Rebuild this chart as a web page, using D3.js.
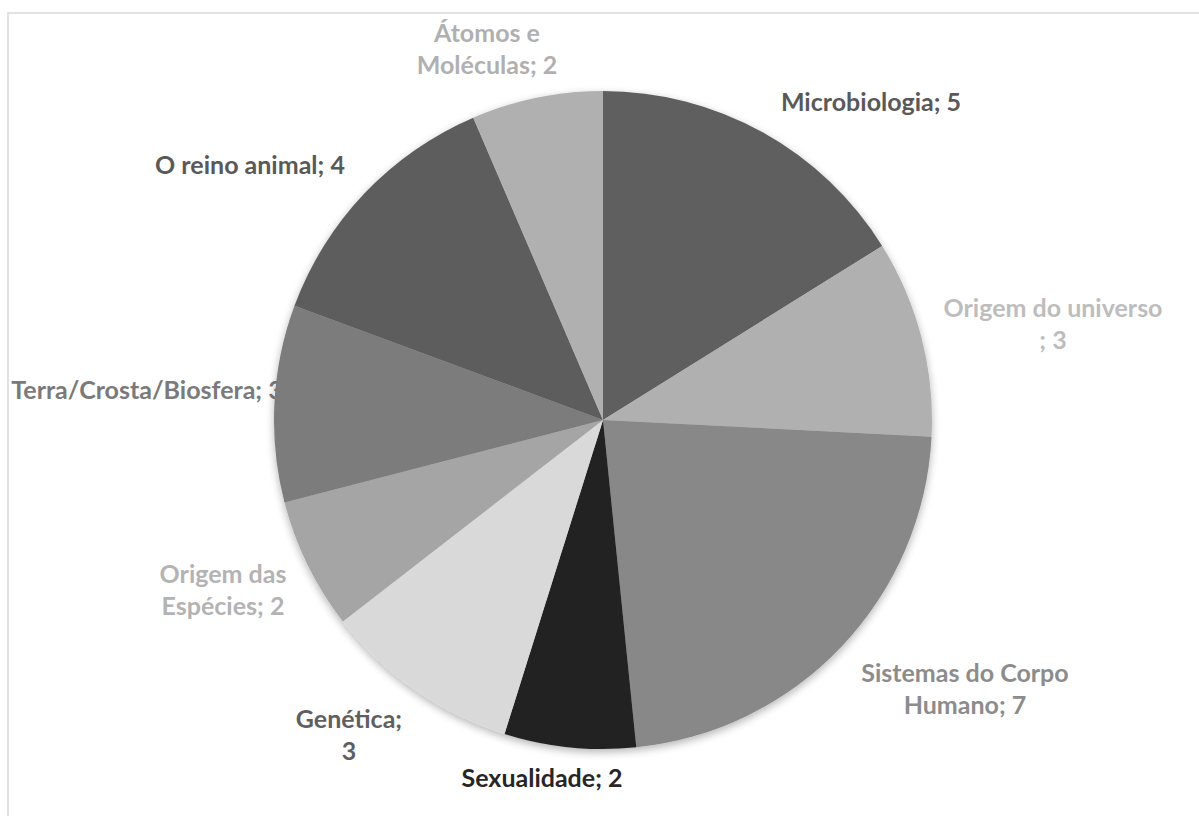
<!DOCTYPE html>
<html>
<head>
<meta charset="utf-8">
<script src="https://cdn.jsdelivr.net/npm/d3@7"></script>
<style>
  html, body { margin: 0; padding: 0; background: #fff; }
  svg { display: block; }
</style>
</head>
<body>
<svg id="chart" width="1199" height="816"></svg>
<script>
// Topics covered and how many activities fall into each
const categories = [
  "Microbiologia",
  "Origem do universo",
  "Sistemas do Corpo Humano",
  "Sexualidade",
  "Genética",
  "Origem das Espécies",
  "Terra/Crosta/Biosfera",
  "O reino animal",
  "Átomos e Moléculas"
];
const values = [5, 3, 7, 2, 3, 2, 3, 4, 2];

// Slice fills and label colours (grey palette)
const sliceColors = ["#5f5f5f", "#b0b0b0", "#888888", "#232323", "#d9d9d9", "#a5a5a5", "#7b7b7b", "#5d5d5d", "#b0b0b0"];
const labelColors = ["#595959", "#bdbdbd", "#8c8c8c", "#262626", "#5f5f5f", "#b3b3b3", "#7a7a7a", "#595959", "#b0b0b0"];

// Label text broken into lines, and where each label block is centred (offset from pie centre)
const labelLines = [
  ["Microbiologia; 5"],
  ["Origem do universo", "; 3"],
  ["Sistemas do Corpo", "Humano; 7"],
  ["Sexualidade; 2"],
  ["Genética;", "3"],
  ["Origem das", "Espécies; 2"],
  ["Terra/Crosta/Biosfera; 3"],
  ["O reino animal; 4"],
  ["Átomos e", "Moléculas; 2"]
];
const labelOffsets = [
  [268, -318], [450, -96], [362, 269], [-61, 358], [-254, 315],
  [-380, 170], [-456, -30], [-353, -255], [-116, -371]
];

const W = 1199, H = 816;
const cx = 603, cy = 420, radius = 329;
const svg = d3.select("#chart");

// Chart area frame
svg.append("rect")
  .attr("x", 8).attr("y", 13)
  .attr("width", W + 20).attr("height", H + 20)
  .attr("fill", "none")
  .attr("stroke", "#d9d9d9")
  .attr("stroke-width", 1.5);

const defs = svg.append("defs");
const shadow = defs.append("filter").attr("id", "pieShadow")
  .attr("x", "-10%").attr("y", "-10%").attr("width", "120%").attr("height", "120%");
shadow.append("feGaussianBlur").attr("in", "SourceAlpha").attr("stdDeviation", 4).attr("result", "b");
shadow.append("feOffset").attr("in", "b").attr("dx", 0).attr("dy", 3).attr("result", "o");
shadow.append("feComponentTransfer").attr("in", "o").attr("result", "s")
  .append("feFuncA").attr("type", "linear").attr("slope", 0.3);
const merge = shadow.append("feMerge");
merge.append("feMergeNode").attr("in", "s");
merge.append("feMergeNode").attr("in", "SourceGraphic");

const pie = d3.pie().sort(null).value(d => d)(values);
const arc = d3.arc().innerRadius(0).outerRadius(radius);

// Labels (drawn beneath the pie, so the pie overlaps any that collide)
const lineH = 32.5;
const labels = svg.append("g")
  .attr("font-family", "Lato, sans-serif")
  .attr("font-weight", "bold")
  .attr("font-size", 25)
  .attr("text-anchor", "middle");

categories.forEach((c, i) => {
  const lines = labelLines[i];
  const [ox, oy] = labelOffsets[i];
  const t = labels.append("text")
    .attr("fill", labelColors[i])
    .attr("x", cx + ox)
    .attr("y", cy + oy - (lines.length - 1) * lineH / 2);
  lines.forEach((ln, j) => {
    t.append("tspan")
      .attr("x", cx + ox)
      .attr("dy", j === 0 ? "0.35em" : lineH)
      .text(ln);
  });
});

// Pie slices
const g = svg.append("g")
  .attr("transform", `translate(${cx},${cy})`)
  .attr("filter", "url(#pieShadow)");

g.selectAll("path")
  .data(pie)
  .join("path")
  .attr("d", arc)
  .attr("fill", (d, i) => sliceColors[i]);
</script>
</body>
</html>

○ ○ ○ ○ ○ ○ ○

◆ **Task**
Retype the whole listing, keeping every line identical and omitting all pictures.

◆ **Solution to this task**
Rebuild this chart as a web page, using D3.js.
<!DOCTYPE html>
<html>
<head>
<meta charset="utf-8">
<script src="https://cdn.jsdelivr.net/npm/d3@7"></script>
<style>
  html, body { margin: 0; padding: 0; background: #fff; }
  svg { display: block; }
</style>
</head>
<body>
<svg id="chart" width="1199" height="816"></svg>
<script>
// Topics covered and how many activities fall into each
const categories = [
  "Microbiologia",
  "Origem do universo",
  "Sistemas do Corpo Humano",
  "Sexualidade",
  "Genética",
  "Origem das Espécies",
  "Terra/Crosta/Biosfera",
  "O reino animal",
  "Átomos e Moléculas"
];
const values = [5, 3, 7, 2, 3, 2, 3, 4, 2];

// Slice fills and label colours (grey palette)
const sliceColors = ["#5f5f5f", "#b0b0b0", "#888888", "#232323", "#d9d9d9", "#a5a5a5", "#7b7b7b", "#5d5d5d", "#b0b0b0"];
const labelColors = ["#595959", "#bdbdbd", "#8c8c8c", "#262626", "#5f5f5f", "#b3b3b3", "#7a7a7a", "#595959", "#b0b0b0"];

// Label text broken into lines, and where each label block is centred (offset from pie centre)
const labelLines = [
  ["Microbiologia; 5"],
  ["Origem do universo", "; 3"],
  ["Sistemas do Corpo", "Humano; 7"],
  ["Sexualidade; 2"],
  ["Genética;", "3"],
  ["Origem das", "Espécies; 2"],
  ["Terra/Crosta/Biosfera; 3"],
  ["O reino animal; 4"],
  ["Átomos e", "Moléculas; 2"]
];
const labelOffsets = [
  [268, -318], [450, -96], [362, 269], [-61, 358], [-254, 315],
  [-380, 170], [-456, -30], [-353, -255], [-116, -371]
];

const W = 1199, H = 816;
const cx = 603, cy = 420, radius = 329;
const svg = d3.select("#chart");

// Chart area frame
svg.append("rect")
  .attr("x", 8).attr("y", 13)
  .attr("width", W + 20).attr("height", H + 20)
  .attr("fill", "none")
  .attr("stroke", "#d9d9d9")
  .attr("stroke-width", 1.5);

const defs = svg.append("defs");
const shadow = defs.append("filter").attr("id", "pieShadow")
  .attr("x", "-10%").attr("y", "-10%").attr("width", "120%").attr("height", "120%");
shadow.append("feGaussianBlur").attr("in", "SourceAlpha").attr("stdDeviation", 4).attr("result", "b");
shadow.append("feOffset").attr("in", "b").attr("dx", 0).attr("dy", 3).attr("result", "o");
shadow.append("feComponentTransfer").attr("in", "o").attr("result", "s")
  .append("feFuncA").attr("type", "linear").attr("slope", 0.3);
const merge = shadow.append("feMerge");
merge.append("feMergeNode").attr("in", "s");
merge.append("feMergeNode").attr("in", "SourceGraphic");

const pie = d3.pie().sort(null).value(d => d)(values);
const arc = d3.arc().innerRadius(0).outerRadius(radius);

// Labels (drawn beneath the pie, so the pie overlaps any that collide)
const lineH = 32.5;
const labels = svg.append("g")
  .attr("font-family", "Lato, sans-serif")
  .attr("font-weight", "bold")
  .attr("font-size", 25)
  .attr("text-anchor", "middle");

categories.forEach((c, i) => {
  const lines = labelLines[i];
  const [ox, oy] = labelOffsets[i];
  const t = labels.append("text")
    .attr("fill", labelColors[i])
    .attr("x", cx + ox)
    .attr("y", cy + oy - (lines.length - 1) * lineH / 2);
  lines.forEach((ln, j) => {
    t.append("tspan")
      .attr("x", cx + ox)
      .attr("dy", j === 0 ? "0.35em" : lineH)
      .text(ln);
  });
});

// Pie slices
const g = svg.append("g")
  .attr("transform", `translate(${cx},${cy})`)
  .attr("filter", "url(#pieShadow)");

g.selectAll("path")
  .data(pie)
  .join("path")
  .attr("d", arc)
  .attr("fill", (d, i) => sliceColors[i]);
</script>
</body>
</html>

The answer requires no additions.